German university teacher

Johann Bauersachs is a German internist, cardiologist, and full professor at the Hannover Medical School. He is widely recognized for his scholarly contributions to the domains of acute coronary syndrome, left ventricular repair and remodelling following ischemia, and acute and chronic heart failure.
==Education==
Bauersachs was born in Karlsruhe on April 22, 1966. He studied medicine at Freiburg University. After completing clinical and research fellowships at the Universities of Frankfurt, Heidelberg/Manheim and Wuerzburg, . He was appointed as consultant and Lecturer in Internal Medicine and Cardiology at the University Hospital Wuerzburg.
== Scientific contributions==
His research interests include the pathogenesis and therapy of peripartum cardiomyopathy, as well as in the mechanisms mediated by aldosterone and mineralocorticoid receptors and the involvement of non-coding RNAs. Bauersachs is a full professor of cardiology and the head of the department at Hannover Medical School (MHH) in Germany.
- Novel antisense therapy targeting microRNA -132 in patients with heart failure: results of a first-in-human phase 1b randomized, double-blind, placebo-controlled study.
- 2020 ESC Guidelines for the management of acute coronary syndromes in patients presenting without persistent ST-segment elevation.
- Heart failure drug treatment: the fantastic four.
== Memberships & Awards ==

Bauersachs was awarded the Oskar-Lapp Award (2001) and the Albert-Fraenkel-Award (2004) from the German cardiac Society. In 2018, he received the Paul-Morawitz Award from the same society. Also, in the year 2006, he received the Parmley-Award from the American college of cardiology. His additional awards include the Bernard and Joan Marshall Distinguished Investigator Award (2012). He served as a President of ESAC Germany (European Section of Aldosterone Council) Association.

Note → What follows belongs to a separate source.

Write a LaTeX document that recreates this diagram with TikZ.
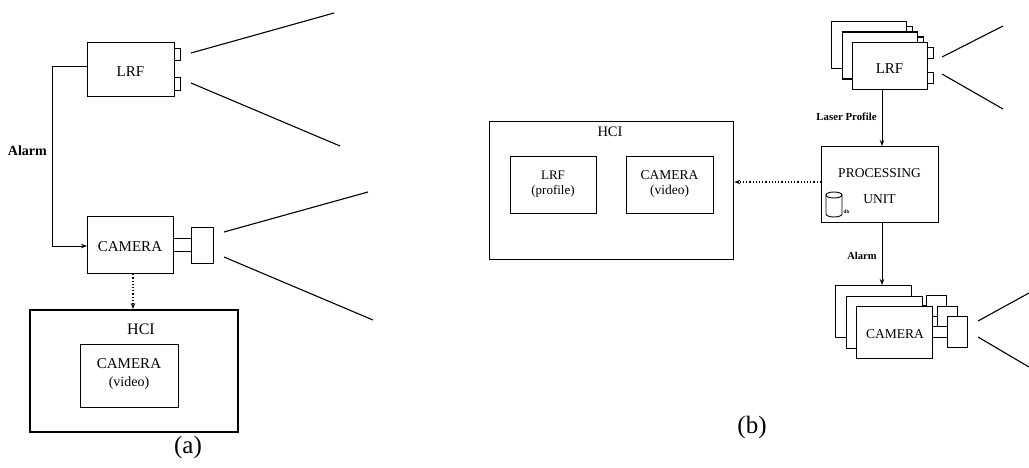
\documentclass[tikz,border=0pt]{standalone}
\usepackage{fontspec}
\setmainfont{Liberation Serif}
\usetikzlibrary{arrows.meta}
\newcommand\fsz[1]{\fontsize{#1}{#1}\selectfont}
\tikzset{
  unitbox/.style={draw, line width=1.2pt, fill=white, inner sep=0pt, anchor=north west},
  lensbox/.style={draw, line width=1.1pt, fill=white, inner sep=0pt, anchor=north west},
  hcibox/.style={draw, line width=1.8pt, fill=white, inner sep=0pt, anchor=north west},
  beam/.style={line width=1.1pt},
  link/.style={line width=0.9pt, -{Stealth[length=6pt,width=4.5pt]}},
  feed/.style={line width=1.1pt, dash pattern=on 1.2pt off 2pt, -{Stealth[length=6pt,width=4.5pt]}},
  lbl/.style={inner sep=0pt, align=center},
}
\begin{document}
\begin{tikzpicture}[x=1pt,y=-1pt]
\useasboundingbox (0,0) rectangle (1029,468);

% ---------------- (a) single sensor pair ----------------
% laser range finder
\node[unitbox, minimum width=87pt, minimum height=54pt] (lrfA) at (87,42) {};
\node[lbl, font=\fsz{15}] at (130.5,72) {LRF};
\node[lensbox, minimum width=6pt, minimum height=12pt] (lrfAl1) at (174,48) {};
\node[lensbox, minimum width=6pt, minimum height=13pt] (lrfAl2) at (174,77) {};
\coordinate (bA1s) at (191,53);  \coordinate (bA1e) at (334,13);
\coordinate (bA2s) at (191,83);  \coordinate (bA2e) at (340,146);
\draw[beam] (bA1s) -- (bA1e);
\draw[beam] (bA2s) -- (bA2e);

% camera
\node[unitbox, minimum width=86pt, minimum height=57pt] (camA) at (87,216) {};
\node[lbl, font=\fsz{15}] at (130,247) {CAMERA};
\node[lensbox, minimum width=18pt, minimum height=13pt] (camAc) at (173,238) {};
\node[lensbox, minimum width=22pt, minimum height=36pt] (camAl) at (191,227) {};
\coordinate (bA3s) at (224,232);  \coordinate (bA3e) at (368,192);
\coordinate (bA4s) at (224,257);  \coordinate (bA4e) at (373,320);
\draw[beam] (bA3s) -- (bA3e);
\draw[beam] (bA4s) -- (bA4e);

% alarm line from range finder to camera
\coordinate (alA1) at (52,66);
\coordinate (alA2) at (52,246);
\draw[link] (lrfA.west |- alA1) -- (alA1) -- (alA2) -- (camA.west |- alA2);
\node[lbl, font=\fsz{14}\bfseries, anchor=east] (alarmA) at (47,151) {Alarm};

% operator interface
\node[hcibox, minimum width=208pt, minimum height=122pt] (hciA) at (29,309) {};
\node[lbl, font=\fsz{16}] at (141,329) {HCI};
\node[unitbox, line width=1.1pt, minimum width=98pt, minimum height=63pt] (hciAcam) at (80,344) {};
\node[lbl, font=\fsz{15}] at (129,364) {CAMERA};
\node[lbl, font=\fsz{14}] at (129,383) {(video)};
\draw[feed] (camA.south -| 133,0) -- (hciA.north -| 133,0);

\node[lbl, font=\fsz{25}] (capA) at (188,447) {(a)};

% ---------------- (b) networked sensors ----------------
% stack of range finders
\foreach \i in {0,1,2}{
  \pgfmathsetmacro{\ox}{831+10.5*\i}
  \pgfmathsetmacro{\oy}{21+10.5*\i}
  \node[unitbox, minimum width=75pt, minimum height=47pt] (lrfS\i) at (\ox,\oy) {};
  \node[lensbox, minimum width=6pt, minimum height=11pt] at (\ox+75,\oy+5) {};
  \node[lensbox, minimum width=6pt, minimum height=11pt] at (\ox+75,\oy+30) {};
}
\node[lbl, font=\fsz{15}] at (889.5,69) {LRF};
\coordinate (bB1s) at (942,57);  \coordinate (bB1e) at (1003,26);
\coordinate (bB2s) at (942,74);  \coordinate (bB2e) at (1003,109);
\draw[beam] (bB1s) -- (bB1e);
\draw[beam] (bB2s) -- (bB2e);

% processing unit
\node[unitbox, line width=1.4pt, minimum width=117pt, minimum height=76pt] (pu) at (821,146) {};
\node[lbl, font=\fsz{13.5}] at (879.5,173) {PROCESSING};
\node[lbl, font=\fsz{13.5}] at (879.5,199) {UNIT};
% database drum
\draw[line width=0.9pt] (826,195) -- (826,214) arc[start angle=180, end angle=0, x radius=8, y radius=3] -- (842,195);
\draw[line width=0.9pt] (834,195) ellipse [x radius=8, y radius=3];
\node[lbl, font=\fsz{5}\bfseries] (db) at (846.5,212) {db};

\draw[link] (lrfS2.south -| 882,0) -- node[lbl, font=\fsz{10.8}\bfseries, anchor=east, pos=0.48, xshift=-5pt] {Laser Profile} (pu.north -| 882,0);

% stack of cameras
\foreach \i in {0,1,2}{
  \pgfmathsetmacro{\ox}{835+10.5*\i}
  \pgfmathsetmacro{\oy}{285+10.5*\i}
  \node[unitbox, minimum width=76pt, minimum height=52pt] (camS\i) at (\ox,\oy) {};
  \node[lensbox, minimum width=15pt, minimum height=11pt] at (\ox+76,\oy+20) {};
  \node[lensbox, minimum width=20pt, minimum height=31pt] (camL\i) at (\ox+91,\oy+10) {};
}
\node[lbl, font=\fsz{13.5}] at (895,334) {CAMERA};
\coordinate (bB3s) at (978,321);  \coordinate (bB3e) at (1029,293);
\coordinate (bB4s) at (978,337);  \coordinate (bB4e) at (1029,367);
\draw[beam] (bB3s) -- (bB3e);
\draw[beam] (bB4s) -- (bB4e);

\draw[link] (pu.south -| 882,0) -- node[lbl, font=\fsz{10.5}\bfseries, anchor=east, pos=0.53, xshift=-5pt] {Alarm} (camS0.north -| 882,0);

% operator interface
\node[unitbox, line width=1.4pt, minimum width=244pt, minimum height=138pt] (hciB) at (489,121) {};
\node[lbl, font=\fsz{14.5}] at (610,132) {HCI};
\node[unitbox, line width=1.1pt, minimum width=86pt, minimum height=57pt] (hciBlrf) at (510,156) {};
\node[lbl, font=\fsz{13}] at (553,175) {LRF};
\node[lbl, font=\fsz{13}] at (553,191) {(profile)};
\node[unitbox, line width=1.1pt, minimum width=87pt, minimum height=57pt] (hciBcam) at (626,156) {};
\node[lbl, font=\fsz{13.5}] at (669.5,175) {CAMERA};
\node[lbl, font=\fsz{13.5}] at (669.5,191) {(video)};
\draw[feed] (pu.west |- 0,182) -- (hciB.east |- 0,182);

\node[lbl, font=\fsz{25}] (capB) at (752,427) {(b)};
\end{tikzpicture}
\end{document}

Bauersachs is a Fellow of the American Heart Association, the European Society of Cardiology (ESC), and the European Society of Cardiology's Heart Failure Association (HFA).

== Publications ==

- The struggle towards a Universal Definition of Heart Failure-how to proceed?

- Molecular Imaging Identifies Fibroblast Activation Beyond the Infarct Region After Acute Myocardial Infarction.

- Risk stratification and management of women with cardiomyopathy / heart failure planning pregnancy or presenting during / after pregnancy: a position statement from the Heart Failure Association of the European Society of Cardiology Study Group on Peripartum Cardiomyopathy.